The Stereotype (& Affinity) Product Mix
The Affinity Product Mix of the Indian Polity in the 90s was probably,
Knowledge (20%) : Ideology (3%) : Land & Inheritance (77%)
On a relative basis, today (2020) the Affinity Product Mix could be,
Knowledge (40%) : Ideology (15%) : Land & Inheritance (45%)
Anyone with an interest in socio-economic change could predict the mix in 2025 to be,
Knowledge (50%) : Ideology (10%) : Land & Inheritance (40%)
Note: The numbers given above are indicative of relative change and not a result of any academic research.
Indian polity, like any other feudal society, was and even today is largely influenced by those born in/with the Aishwarya or Wealth Affinity. Vichardhara or Ideology as an Affinity has always been a product of history or misdoings of the powers to be. Not many are born in or with this affinity. All ideological movements, Christianity, Communism, Islamic republics, the Greens, Nazis or AFD in today’s Germany or Hindutwa have originated from ideologues. They were great influencers and built an army of Activists (Priests, Cadre, Taliban/ Jihadis, SS or the RSS) who believed or married into a certain ideology due to historical mistakes or their need to convert others to their ideology or ism. After all, ideologies are like viruses. They wither away without propagation.
In India today, the echo-chambers would have you believe that the right-wing Politician (Ideologue) holds the sway. No, it does not. It still needs the support of the Plutocrat (Capitalist) as well as the Industrialist (Capitalist). The grounding of a Knowledge Society in urban India over the last two decades has only made the less acknowledged Professionals implicitly significant to Policy Makers. The nationalist right-wing also acknowledges the fact that the future of India as a nation lies in urbanisation and industrialisation and that cannot be achieved without the knowledgeable Professional. Ideologues are good at history and know quite well that it is the Knowledge Affinity that catalyses social evolution, from an agricultural (feudal) society to an Industrial and Services based society. Hence, we see an intense war for knowledgeable Professionals influenced by Ideology.
Going forward, I see the Stereotype Product Mix going underweight on the Politician (Plutocrat) and a gradual rise in influence of the Industrialist (Capitalist) and the Professional. A full blown industrialised society (decades away) is the only thing that can flatten the ideological spread.

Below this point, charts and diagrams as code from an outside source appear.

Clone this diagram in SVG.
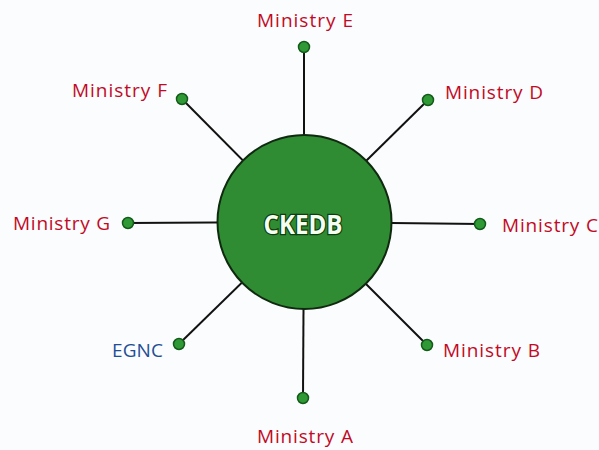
<svg xmlns="http://www.w3.org/2000/svg" width="599" height="450" viewBox="0 0 599 450">
<style>
.bg{fill:#fbfcfd}
.ln{stroke:#111;stroke-width:2;fill:none}
.dot{fill:#2f9a35;stroke:#145a1a;stroke-width:1.5}
.lbl{font-family:"Open Sans","Liberation Sans",sans-serif;font-size:19px;fill:#c20a26;text-anchor:middle}
.blue{fill:#1f4e96}
.hub{fill:#2f8c33;stroke:#102a10;stroke-width:2}
.hubt{font-family:"Open Sans","Liberation Sans",sans-serif;font-size:26px;font-weight:bold;fill:#f4fff0;stroke:#0d3d10;stroke-width:2.5;paint-order:stroke;text-anchor:middle}
</style>
<rect class="bg" x="0" y="0" width="599" height="450"/>
<g id="connectors">
<line class="ln" x1="304" y1="47" x2="304" y2="222"/>
<line class="ln" x1="182" y1="99" x2="304" y2="222"/>
<line class="ln" x1="128" y1="223" x2="304" y2="222"/>
<line class="ln" x1="179" y1="344" x2="304" y2="222"/>
<line class="ln" x1="303" y1="398" x2="304" y2="222"/>
<line class="ln" x1="428" y1="100" x2="304" y2="222"/>
<line class="ln" x1="480" y1="224" x2="304" y2="222"/>
<line class="ln" x1="427" y1="345" x2="304" y2="222"/>
</g>
<g id="CKEDB">
<circle class="hub" cx="304.5" cy="222" r="87"/>
<text class="hubt" x="303" y="234" textLength="79" lengthAdjust="spacingAndGlyphs">CKEDB</text>
</g>
<g id="ministry-e"><circle class="dot" cx="304" cy="47" r="5.5"/><text class="lbl" x="305" y="27" textLength="96">Ministry E</text></g>
<g id="ministry-f"><circle class="dot" cx="182" cy="99" r="5.5"/><text class="lbl" x="119.5" y="97" textLength="95">Ministry F</text></g>
<g id="ministry-g"><circle class="dot" cx="128" cy="223" r="5.5"/><text class="lbl" x="61.5" y="230" textLength="97">Ministry G</text></g>
<g id="egnc"><circle class="dot" cx="179" cy="344" r="5.5"/><text class="lbl blue" x="137.5" y="357" textLength="51">EGNC</text></g>
<g id="ministry-a"><circle class="dot" cx="303" cy="398" r="5.5"/><text class="lbl" x="305" y="443" textLength="96">Ministry A</text></g>
<g id="ministry-d"><circle class="dot" cx="428" cy="100" r="5.5"/><text class="lbl" x="494" y="99" textLength="98">Ministry D</text></g>
<g id="ministry-c"><circle class="dot" cx="480" cy="224" r="5.5"/><text class="lbl" x="550" y="232" textLength="96">Ministry C</text></g>
<g id="ministry-b"><circle class="dot" cx="427" cy="345" r="5.5"/><text class="lbl" x="491.5" y="357" textLength="97">Ministry B</text></g>
</svg>
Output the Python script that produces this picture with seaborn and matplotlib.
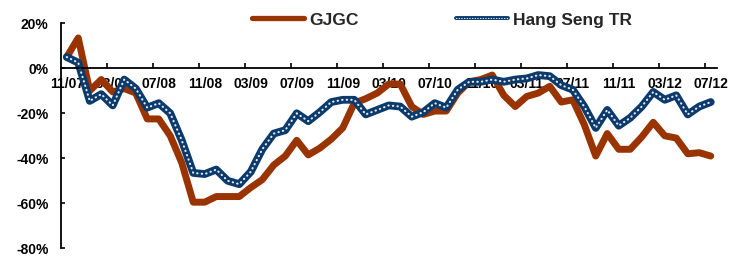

- Sensex @ 50,000; Coronavirus long forgotten. A new Novel Virus mutating somewhere in the most stressed polities of the world.
- Social Media still reigns supreme as it will continue to feed the basic need for human beings to find others of their stereotype and ‘Like’ what they feel, say or forward.
- Urbanisation and Industrialisation would have transformed the Affinity Product Mix quite near to my prediction above.
- Indian Parliament may have a few Nandan Nilekanis, finally!